[GIVEN PROBLEM]:
Skip every image and restate the data word for word.

[DATA LINES]:
--- --- ---

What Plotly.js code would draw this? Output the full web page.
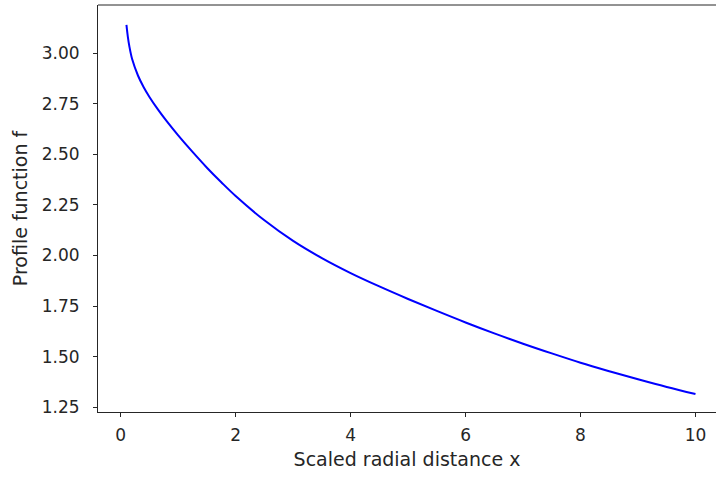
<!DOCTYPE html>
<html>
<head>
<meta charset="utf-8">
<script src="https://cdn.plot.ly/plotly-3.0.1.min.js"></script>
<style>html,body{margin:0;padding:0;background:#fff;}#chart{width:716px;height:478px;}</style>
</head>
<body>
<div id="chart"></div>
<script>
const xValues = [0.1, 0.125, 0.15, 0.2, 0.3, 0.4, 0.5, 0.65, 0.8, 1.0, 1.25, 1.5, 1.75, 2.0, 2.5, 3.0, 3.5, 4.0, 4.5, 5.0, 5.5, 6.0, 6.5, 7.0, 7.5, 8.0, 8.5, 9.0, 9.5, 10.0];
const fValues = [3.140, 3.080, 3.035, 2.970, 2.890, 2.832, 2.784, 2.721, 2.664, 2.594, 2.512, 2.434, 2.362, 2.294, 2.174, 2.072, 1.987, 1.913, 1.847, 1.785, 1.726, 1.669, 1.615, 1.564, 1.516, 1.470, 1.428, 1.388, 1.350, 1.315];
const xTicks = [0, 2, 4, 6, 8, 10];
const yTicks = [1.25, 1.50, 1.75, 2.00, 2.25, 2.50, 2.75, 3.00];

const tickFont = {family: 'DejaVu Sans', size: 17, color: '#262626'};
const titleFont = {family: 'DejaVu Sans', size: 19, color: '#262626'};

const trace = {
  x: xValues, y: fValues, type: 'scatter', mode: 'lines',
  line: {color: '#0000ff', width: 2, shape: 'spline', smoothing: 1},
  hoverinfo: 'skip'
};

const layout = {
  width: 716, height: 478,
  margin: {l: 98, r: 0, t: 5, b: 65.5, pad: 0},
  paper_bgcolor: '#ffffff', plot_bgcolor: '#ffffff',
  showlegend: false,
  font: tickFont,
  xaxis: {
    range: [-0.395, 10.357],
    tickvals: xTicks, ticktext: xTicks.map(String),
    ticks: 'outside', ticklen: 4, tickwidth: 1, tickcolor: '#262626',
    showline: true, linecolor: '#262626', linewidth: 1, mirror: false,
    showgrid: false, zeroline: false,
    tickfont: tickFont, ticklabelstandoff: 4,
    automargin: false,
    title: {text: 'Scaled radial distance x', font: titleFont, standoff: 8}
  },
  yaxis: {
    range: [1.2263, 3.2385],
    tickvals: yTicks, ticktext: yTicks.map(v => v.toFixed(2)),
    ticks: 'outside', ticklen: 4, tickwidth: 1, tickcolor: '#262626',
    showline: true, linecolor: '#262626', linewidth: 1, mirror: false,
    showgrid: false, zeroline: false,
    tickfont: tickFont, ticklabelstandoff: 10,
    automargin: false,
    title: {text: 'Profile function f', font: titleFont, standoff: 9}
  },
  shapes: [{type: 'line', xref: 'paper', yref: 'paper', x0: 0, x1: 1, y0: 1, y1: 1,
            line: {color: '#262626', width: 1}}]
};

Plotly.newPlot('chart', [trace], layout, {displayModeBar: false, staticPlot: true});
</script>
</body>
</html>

--- --- ---

[CORRECT OUTPUT]:
What Plotly.js code would draw this? Output the full web page.
<!DOCTYPE html>
<html>
<head>
<meta charset="utf-8">
<script src="https://cdn.plot.ly/plotly-3.0.1.min.js"></script>
<style>html,body{margin:0;padding:0;background:#fff;}#chart{width:716px;height:478px;}</style>
</head>
<body>
<div id="chart"></div>
<script>
const xValues = [0.1, 0.125, 0.15, 0.2, 0.3, 0.4, 0.5, 0.65, 0.8, 1.0, 1.25, 1.5, 1.75, 2.0, 2.5, 3.0, 3.5, 4.0, 4.5, 5.0, 5.5, 6.0, 6.5, 7.0, 7.5, 8.0, 8.5, 9.0, 9.5, 10.0];
const fValues = [3.140, 3.080, 3.035, 2.970, 2.890, 2.832, 2.784, 2.721, 2.664, 2.594, 2.512, 2.434, 2.362, 2.294, 2.174, 2.072, 1.987, 1.913, 1.847, 1.785, 1.726, 1.669, 1.615, 1.564, 1.516, 1.470, 1.428, 1.388, 1.350, 1.315];
const xTicks = [0, 2, 4, 6, 8, 10];
const yTicks = [1.25, 1.50, 1.75, 2.00, 2.25, 2.50, 2.75, 3.00];

const tickFont = {family: 'DejaVu Sans', size: 17, color: '#262626'};
const titleFont = {family: 'DejaVu Sans', size: 19, color: '#262626'};

const trace = {
  x: xValues, y: fValues, type: 'scatter', mode: 'lines',
  line: {color: '#0000ff', width: 2, shape: 'spline', smoothing: 1},
  hoverinfo: 'skip'
};

const layout = {
  width: 716, height: 478,
  margin: {l: 98, r: 0, t: 5, b: 65.5, pad: 0},
  paper_bgcolor: '#ffffff', plot_bgcolor: '#ffffff',
  showlegend: false,
  font: tickFont,
  xaxis: {
    range: [-0.395, 10.357],
    tickvals: xTicks, ticktext: xTicks.map(String),
    ticks: 'outside', ticklen: 4, tickwidth: 1, tickcolor: '#262626',
    showline: true, linecolor: '#262626', linewidth: 1, mirror: false,
    showgrid: false, zeroline: false,
    tickfont: tickFont, ticklabelstandoff: 4,
    automargin: false,
    title: {text: 'Scaled radial distance x', font: titleFont, standoff: 8}
  },
  yaxis: {
    range: [1.2263, 3.2385],
    tickvals: yTicks, ticktext: yTicks.map(v => v.toFixed(2)),
    ticks: 'outside', ticklen: 4, tickwidth: 1, tickcolor: '#262626',
    showline: true, linecolor: '#262626', linewidth: 1, mirror: false,
    showgrid: false, zeroline: false,
    tickfont: tickFont, ticklabelstandoff: 10,
    automargin: false,
    title: {text: 'Profile function f', font: titleFont, standoff: 9}
  },
  shapes: [{type: 'line', xref: 'paper', yref: 'paper', x0: 0, x1: 1, y0: 1, y1: 1,
            line: {color: '#262626', width: 1}}]
};

Plotly.newPlot('chart', [trace], layout, {displayModeBar: false, staticPlot: true});
</script>
</body>
</html>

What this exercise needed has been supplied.